Warren expressed her concerns with sharp clarity on social media, tweeting, “The Trump family’s stablecoin climbed to the 7th largest in the world thanks to a shady deal with the UAE. The Senate must not pass legislation that facilitates corruption.” She also accused lawmakers of enabling Trump’s alleged financial misconduct by advancing the bill, which passed the Senate Banking Committee with bipartisan support earlier this year but has since faced resistance from some Democrats.

Critics of the legislation argue that the bill, in its current form, lacks sufficient safeguards against national security risks and fails to impose necessary restrictions on foreign issuers of stablecoins. Warren’s proposed amendments—aimed at prohibiting stablecoins tied to criminal activities and increasing oversight of foreign entities—were rejected, further fuelling her opposition to the bill. She warned, “If we do not address these flaws, every senator who votes in favour will be complicit in enabling corruption.”
The controversy over USD1 was further fuelled last week when Witkoff, alongside Eric Trump, publicly announced the deal with MGX during a crypto convention in Dubai. The partnership has raised eyebrows given its association with Abu Dhabi’s sovereign wealth and the potential for financial entanglements with foreign governments. Kristen Welker of Meet the Press recently questioned Trump about his family’s involvement in the crypto industry, to which he responded, “I haven’t even looked,” while suggesting that any financial gains would merely reflect his success in bolstering market performance.
Warren has repeatedly criticised the Trump family for allegedly exploiting crypto legislation for personal gain, accusing the former president of prioritising his own financial interests over the welfare of the American public. “Donald Trump promised lower costs for Americans, but instead, he’s orchestrating schemes to enrich himself while destabilising the economy,” she remarked.
The stablecoin market, which now exceeds $245 billion in circulation, has become a focal point of regulatory debates in Washington.
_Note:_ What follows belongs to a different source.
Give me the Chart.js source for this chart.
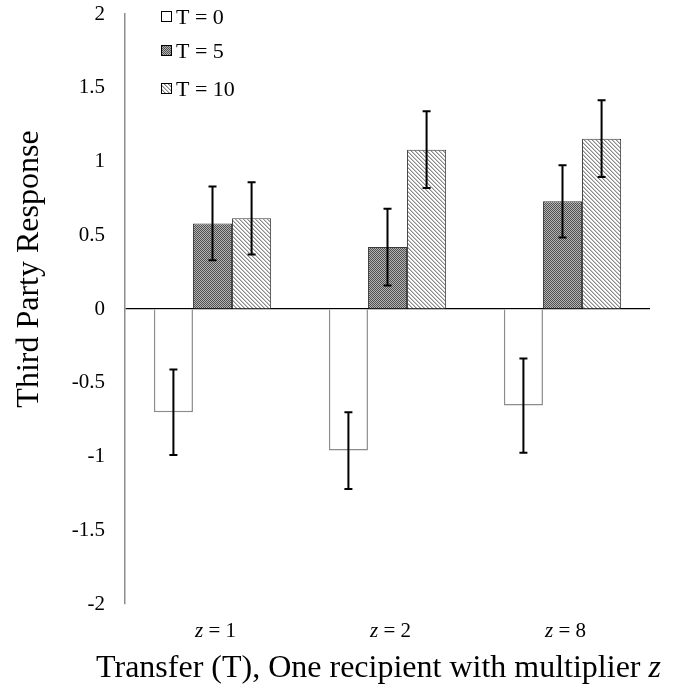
<!DOCTYPE html>
<html>
<head>
<meta charset="utf-8">
<script src="https://cdn.jsdelivr.net/npm/chart.js@4.4.1/dist/chart.umd.min.js"></script>
<style>
  html, body { margin: 0; padding: 0; background: #fff; }
  #wrap { width: 675px; height: 688px; }
</style>
</head>
<body>
<div id="wrap"><canvas id="chart" width="675" height="688"></canvas></div>
<script>
// Data
const categories = ['1', '2', '8'];
const seriesNames = ['T = 0', 'T = 5', 'T = 10'];
const t0 = [-0.70, -0.96, -0.655];
const t5 = [0.58, 0.42, 0.73];
const t10 = [0.615, 1.08, 1.155];
const t0Err = [0.29, 0.26, 0.32];
const t5Err = [0.25, 0.26, 0.245];
const t10Err = [0.245, 0.26, 0.26];
const yTicks = [-2, -1.5, -1, -0.5, 0, 0.5, 1, 1.5, 2];
const yTitle = 'Third Party Response';
const xTitle = 'Transfer (T), One recipient with multiplier ';

const SERIF = '"Liberation Serif", "Times New Roman", serif';

// Patterns
function checkerPattern() {
  const c = document.createElement('canvas'); c.width = 2; c.height = 2;
  const g = c.getContext('2d');
  g.fillStyle = '#b4b4b4'; g.fillRect(0, 0, 2, 2);
  g.fillStyle = '#505050'; g.fillRect(0, 0, 1, 1); g.fillRect(1, 1, 1, 1);
  return g.createPattern(c, 'repeat');
}
function hatchPattern() {
  const c = document.createElement('canvas'); c.width = 4; c.height = 4;
  const g = c.getContext('2d');
  g.fillStyle = '#ffffff'; g.fillRect(0, 0, 4, 4);
  g.fillStyle = '#8a8a8a';
  for (let i = 0; i < 4; i++) g.fillRect(i, i, 1, 1);
  g.fillStyle = '#c8c8c8';
  for (let i = 0; i < 4; i++) g.fillRect((i + 1) % 4, i, 1, 1);
  return g.createPattern(c, 'repeat');
}
const fills = ['#ffffff', checkerPattern(), hatchPattern()];
const borders = ['#8c8c8c', '#3a3a3a', '#3a3a3a'];
const errs = [t0Err, t5Err, t10Err];

// error bars, legend, custom axis text
const extras = {
  id: 'extras',
  afterDatasetsDraw(chart) {
    const c = chart.ctx;
    const y = chart.scales.y, x = chart.scales.x;
    c.save();
    // error bars
    c.strokeStyle = '#000'; c.lineWidth = 2;
    chart.data.datasets.forEach((ds, di) => {
      chart.getDatasetMeta(di).data.forEach((bar, i) => {
        const v = ds.data[i], e = errs[di][i];
        const top = y.getPixelForValue(v + e), bot = y.getPixelForValue(v - e);
        c.beginPath();
        c.moveTo(bar.x, top); c.lineTo(bar.x, bot);
        c.moveTo(bar.x - 4, top); c.lineTo(bar.x + 4, top);
        c.moveTo(bar.x - 4, bot); c.lineTo(bar.x + 4, bot);
        c.stroke();
      });
    });
    // legend
    const lx = 161, ly = [17, 51, 89];
    c.font = '22px ' + SERIF; c.textBaseline = 'middle'; c.textAlign = 'left';
    seriesNames.forEach((n, i) => {
      c.fillStyle = fills[i]; c.fillRect(lx, ly[i] - 6, 11, 11);
      c.strokeStyle = '#000'; c.lineWidth = 1; c.strokeRect(lx + 0.5, ly[i] - 5.5, 10, 10);
      c.fillStyle = '#000'; c.fillText(n, lx + 15, ly[i] + 1);
    });
    // category labels with italic z
    c.textBaseline = 'alphabetic';
    categories.forEach((cat, i) => {
      const cx = x.getPixelForValue(i);
      c.font = 'italic 21px ' + SERIF;
      const w1 = c.measureText('z').width;
      c.font = '21px ' + SERIF;
      const rest = ' = ' + cat;
      const w2 = c.measureText(rest).width;
      const sx = cx - (w1 + w2) / 2 + 3;
      c.font = 'italic 21px ' + SERIF; c.fillText('z', sx, 637);
      c.font = '21px ' + SERIF; c.fillText(rest, sx + w1, 637);
    });
    // x title
    c.font = '32px ' + SERIF;
    const wa = c.measureText(xTitle).width;
    c.font = 'italic 32px ' + SERIF;
    const wb = c.measureText('z').width;
    const tx = 100 + (557 - wa - wb) / 2;
    c.font = '32px ' + SERIF; c.fillText(xTitle, tx, 677);
    c.font = 'italic 32px ' + SERIF; c.fillText('z', tx + wa, 677);
    // y title
    c.translate(30, 269); c.rotate(-Math.PI / 2);
    c.font = '32px ' + SERIF; c.textAlign = 'center'; c.textBaseline = 'middle';
    c.fillText(yTitle, 0, 0);
    c.restore();
  }
};

const ctx = document.getElementById('chart').getContext('2d');
const chart = new Chart(ctx, {
  type: 'bar',
  data: {
    labels: categories,
    datasets: [
      { label: seriesNames[0], data: t0, backgroundColor: fills[0], borderColor: borders[0], borderWidth: 1.5 },
      { label: seriesNames[1], data: t5, backgroundColor: fills[1], borderColor: borders[1], borderWidth: 1 },
      { label: seriesNames[2], data: t10, backgroundColor: fills[2], borderColor: borders[2], borderWidth: 1 }
    ]
  },
  options: {
    responsive: false,
    animation: false,
    layout: { padding: { top: 14, right: 25, bottom: 84, left: 0 } },
    datasets: { bar: { categoryPercentage: 0.67, barPercentage: 1.0 } },
    plugins: { legend: { display: false }, tooltip: { enabled: false } },
    scales: {
      x: { display: false },
      y: {
        min: -2, max: 2,
        afterFit(s) { s.width = 125; s.paddingTop = 0; s.paddingBottom = 0; },
        afterBuildTicks(s) { s.ticks = yTicks.map(v => ({ value: v })); },
        ticks: { color: '#000', padding: 20, font: { family: SERIF, size: 21 }, callback: v => String(v) },
        border: { display: true, color: '#8c8c8c', width: 1.5 },
        grid: {
          drawTicks: false,
          color: c => c.tick && c.tick.value === 0 ? '#000' : 'rgba(0,0,0,0)',
          lineWidth: 1.2
        }
      }
    }
  },
  plugins: [extras]
});
</script>
</body>
</html>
While proponents of the GENIUS Act argue that it would provide much-needed clarity and structure to the burgeoning industry, Warren and her allies contend that the bill, as written, would fail to prevent misuse and could ultimately allow financial instruments to be weaponised for personal profit.
With nine Senate Democrats now opposing the bill in its current form, the legislation faces an uncertain future. In a joint statement, dissenting senators cited unresolved issues, including national security concerns and inadequate oversight mechanisms, as reasons for their opposition. Warren has urged her colleagues to reject the bill if amendments are not made, stating, “Congress must prioritise protecting the American people over advancing legislation that greenlights grift.”